Apprehending possible raids by the locusts, the agriculture department has asked the officials to make night stay in villages along the border and arrange for adequate amounts of pesticides to be sprayed on them. The authorities have also ordered the shops selling pesticides to be ready with adequate stocks of pesticides and supply them at a short notice even during night.
Deputy director of plant protection at the agriculture department Sunil Kumar Ajay said they have made all arrangements at their own level and mobilised resources to fight off the possible raids by locusts yet they are very much on alert as the enemy too is very powerful.
“We have made all our arrangements but you must know that we have to fight with a huge army of locusts which are so near to us. So, we have alerted everyone in the areas—our officials, farmers and the panchayat officials,” Ajay said. “Samajhiye ki ek badi sena ke saath ladai hai (You should simply understand that we have to fight a big army),” he said adding a single swarm of locusts contains up to 5-6 crores adults in one kilometre and travels very fast.
The officials have also trained the villagers about how to counter the locusts and have asked them to get ready with drums, nakers, plates, tin plates, conch shells, loudspeakers, DJ sets, tractors and any instruments that emit loud noises.

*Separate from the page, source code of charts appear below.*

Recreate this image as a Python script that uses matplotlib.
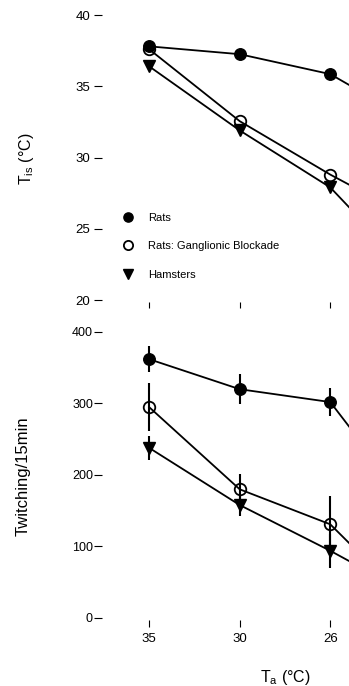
import matplotlib
matplotlib.use("Agg")
import matplotlib.pyplot as plt
from matplotlib.lines import Line2D

plt.rcParams['font.family'] = ['Liberation Sans', 'DejaVu Sans']
plt.rcParams['mathtext.fontset'] = 'custom'
plt.rcParams['mathtext.rm'] = 'Liberation Sans'
plt.rcParams['mathtext.it'] = 'Liberation Sans'

# ---- data ----
# visible ambient-temperature categories; each series has one more point
# beyond the right edge of the (cropped) figure
ta_labels = ['35', '30', '26']
series = ['Rats', 'Rats: Ganglionic Blockade', 'Hamsters']

tis_rats = [37.8, 37.25, 35.85, 32.2]
tis_block = [37.6, 32.55, 28.8, 25.4]
tis_ham = [36.4, 31.9, 27.9, 21.2]

tw_rats = [362, 320, 302, 137]
tw_rats_err = [18, 21, 19, 0]
tw_block = [295, 180, 131, 5]
tw_block_err = [33, 22, 40, 0]
tw_ham = [238, 158, 94, 25]
tw_ham_err = [17, 15, 24, 0]

W, H = 349, 686
fig = plt.figure(figsize=(W / 100, H / 100), dpi=100)


def pos(left, top, right, bottom):
    return [left / W, 1 - bottom / H, (right - left) / W, (bottom - top) / H]


ax1 = fig.add_axes(pos(102, 15, 468, 302))
ax2 = fig.add_axes(pos(102, 332, 468, 620))

n_pts = len(tis_rats)
x = list(range(n_pts))
lw = 1.3
ms = 8.3

styles = [
    dict(marker='o', color='black', markerfacecolor='black', markersize=ms),
    dict(marker='o', color='black', markerfacecolor='none', markeredgewidth=1.3, markersize=ms),
    dict(marker='v', color='black', markerfacecolor='black', markersize=ms),
]

for vals, st in zip([tis_rats, tis_block, tis_ham], styles):
    ax1.plot(x, vals, linewidth=lw, **st)

for vals, err, st in zip([tw_rats, tw_block, tw_ham],
                         [tw_rats_err, tw_block_err, tw_ham_err], styles):
    ax2.errorbar(x, vals, yerr=err, linewidth=lw, elinewidth=1.5, capsize=0, **st)

for ax in (ax1, ax2):
    for s in ax.spines.values():
        s.set_visible(False)
    ax.set_xlim(-0.52, n_pts - 0.48)
    ax.set_xticks(list(range(len(ta_labels))))
    ax.tick_params(axis='both', direction='out', length=5.5, width=0.8, labelsize=9.5)

ax1.set_ylim(19.86, 40)
ax1.set_yticks([20, 25, 30, 35, 40])
ax1.tick_params(axis='x', labelbottom=False, length=4.5)
ax1.tick_params(axis='y', pad=3)

ax2.set_ylim(-2.8, 400)
ax2.set_yticks([0, 100, 200, 300, 400])
ax2.set_xticklabels(ta_labels)
ax2.tick_params(axis='y', pad=1, labelsize=9)
ax2.tick_params(axis='x', pad=4, length=5)

ax1.set_ylabel(r'T$_{\mathrm{is}}$ (°C)', fontsize=11.5)
ax1.yaxis.set_label_coords(-0.18, 0.5)
ax2.set_ylabel('Twitching/15min', fontsize=12)
ax2.yaxis.set_label_coords(-0.195, 0.5)
ax2.set_xlabel(r'T$_{\mathrm{a}}$ (°C)', fontsize=11.5, labelpad=17)

handles = [Line2D([], [], linestyle='none', **st) for st in styles]
leg = ax1.legend(handles, series, loc='upper left', bbox_to_anchor=(0.048, 0.326),
                 frameon=False, fontsize=8, markerscale=0.8, handlelength=0.8,
                 handletextpad=1.4, labelspacing=1.65, borderaxespad=0)

fig.savefig('out.png', dpi=100)
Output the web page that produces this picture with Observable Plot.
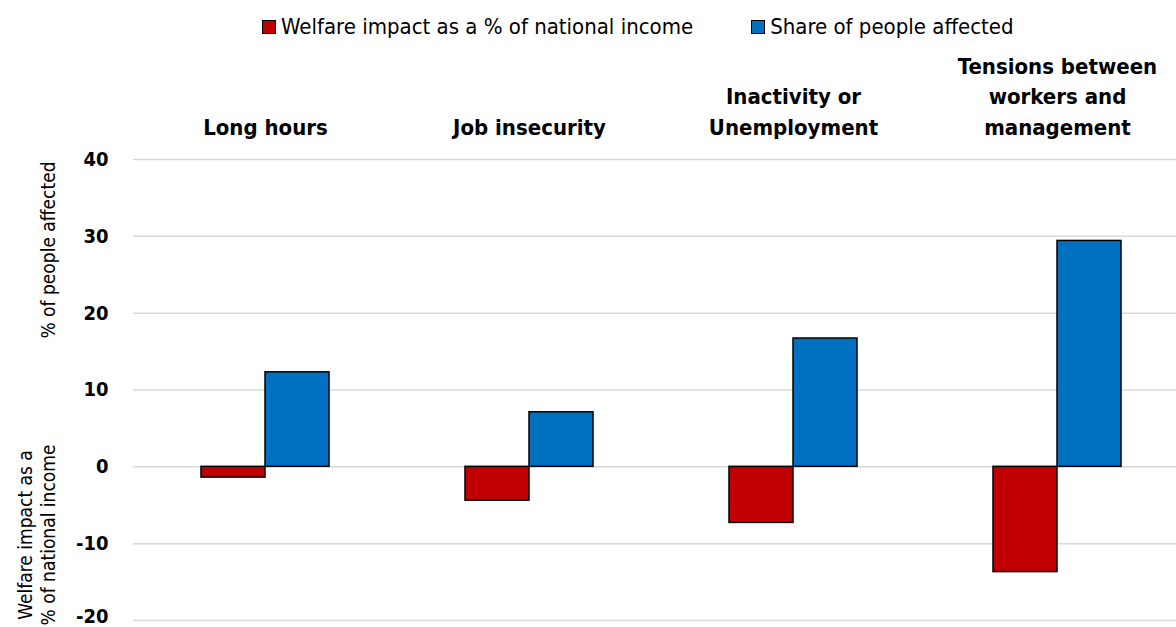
<!DOCTYPE html>
<html>
<head>
<meta charset="utf-8">
<script src="https://cdn.jsdelivr.net/npm/d3@7"></script>
<script src="https://cdn.jsdelivr.net/npm/@observablehq/plot@0.6"></script>
<style>
  html, body { margin: 0; padding: 0; background: #fff; overflow: hidden; }
  #wrap { position: relative; width: 1176px; height: 627px; overflow: hidden;
    font-family: "Liberation Sans Narrow", "Arial Narrow", "DejaVu Sans Condensed", sans-serif; }
  #legend { position: absolute; left: 262px; top: 14px; display: flex; align-items: center; font-size: 22px; color: #000; white-space: nowrap; }
  .item { display: flex; align-items: center; }
  .item + .item { margin-left: 58px; }
  .sw { width: 12px; height: 12px; border: 1.5px solid #000; margin-right: 5px; }
  #chart { position: absolute; left: 0; top: 50px; width: 1190px; }
  #chart svg { max-width: none !important; }
  .ylab { position: absolute; transform: translate(-50%, -50%) rotate(-90deg); white-space: nowrap; text-align: center; font-size: 19px; line-height: 23px; color: #000; }
</style>
</head>
<body>
<div id="wrap">
  <div id="legend"></div>
  <div id="chart"></div>
  <div class="ylab" style="left:48px; top:250px;">% of people affected</div>
  <div class="ylab" style="left:37px; top:535px;">Welfare impact as a<br>% of national income</div>
</div>
<script>
const categories = ["Long hours", "Job insecurity", "Inactivity or\nUnemployment", "Tensions between\nworkers and\nmanagement"];
const series = ["Welfare impact as a % of national income", "Share of people affected"];
const welfare = [-1.4, -4.4, -7.3, -13.7];
const share = [12.3, 7.1, 16.7, 29.4];
const yTicks = [-20, -10, 0, 10, 20, 30, 40];
const colors = ["#C00000", "#0070C0"];

const rows = [];
categories.forEach((c, i) => {
  rows.push({category: c, series: series[0], value: welfare[i]});
  rows.push({category: c, series: series[1], value: share[i]});
});

// legend
const legend = document.getElementById("legend");
series.forEach((s, i) => {
  const it = document.createElement("div");
  it.className = "item";
  const sw = document.createElement("div");
  sw.className = "sw";
  sw.style.background = colors[i];
  const tx = document.createElement("span");
  tx.textContent = s;
  it.appendChild(sw); it.appendChild(tx);
  legend.appendChild(it);
});

const bottomTick = yTicks.slice(0, 1);
const otherTicks = yTicks.slice(1);

const chart = Plot.plot({
  width: 1190,
  height: 582,
  marginLeft: 133,
  marginRight: 1,
  marginTop: 109,
  marginBottom: 12,
  style: {fontFamily: '"Liberation Sans Narrow", "Arial Narrow", "DejaVu Sans Condensed", sans-serif', color: "#000", background: "transparent", overflow: "visible", maxWidth: "none"},
  fx: {domain: categories, padding: 0, axis: null, label: null},
  x: {domain: series, paddingInner: 0, paddingOuter: 1.0625, axis: null},
  y: {domain: [-20, 40], axis: null},
  color: {domain: series, range: colors},
  marks: [
    Plot.gridY(yTicks, {stroke: "#d9d9d9", strokeOpacity: 1, strokeWidth: 1.5}),
    Plot.axisY(otherTicks, {tickSize: 0, tickPadding: 25, fontSize: 20, fontWeight: "bold", tickFormat: d => String(d), label: null}),
    Plot.axisY(bottomTick, {tickSize: 0, tickPadding: 25, fontSize: 20, fontWeight: "bold", dy: -4, tickFormat: d => String(d), label: null}),
    Plot.axisFx({anchor: "top", tickSize: 0, tickPadding: 25, fontSize: 22, fontWeight: "bold", lineHeight: 1.38, label: null}),
    Plot.barY(rows, {fx: "category", x: "series", y: "value", fill: "series", stroke: "#000", strokeWidth: 1.5})
  ]
});
document.getElementById("chart").appendChild(chart);
</script>
</body>
</html>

The reason behind it, the officials said, is that the noises annoy the locusts and they instantly leave the areas. The authorities also conducted mock drills in the 10 border districts as to how to create sounds and spray pesticides using fire brigades and tractor-fitted mounted sprayers during emergency .
Agriculture officials describe locusts as huge threats to Bihar farmers as they can eat away the leaves just within 20 minutes. According to them, they normally fly between 11 PM to 4 AM and, hence the agriculture officials have been asked to make night stay in villages close to the border and launch counter attacks promptly. The ten districts under threat are Kaimur, Rohtas, Buxur, Bhojpur, Gaya, Aurangabad, Saran, Siwan, Gopalganj and West Champaran.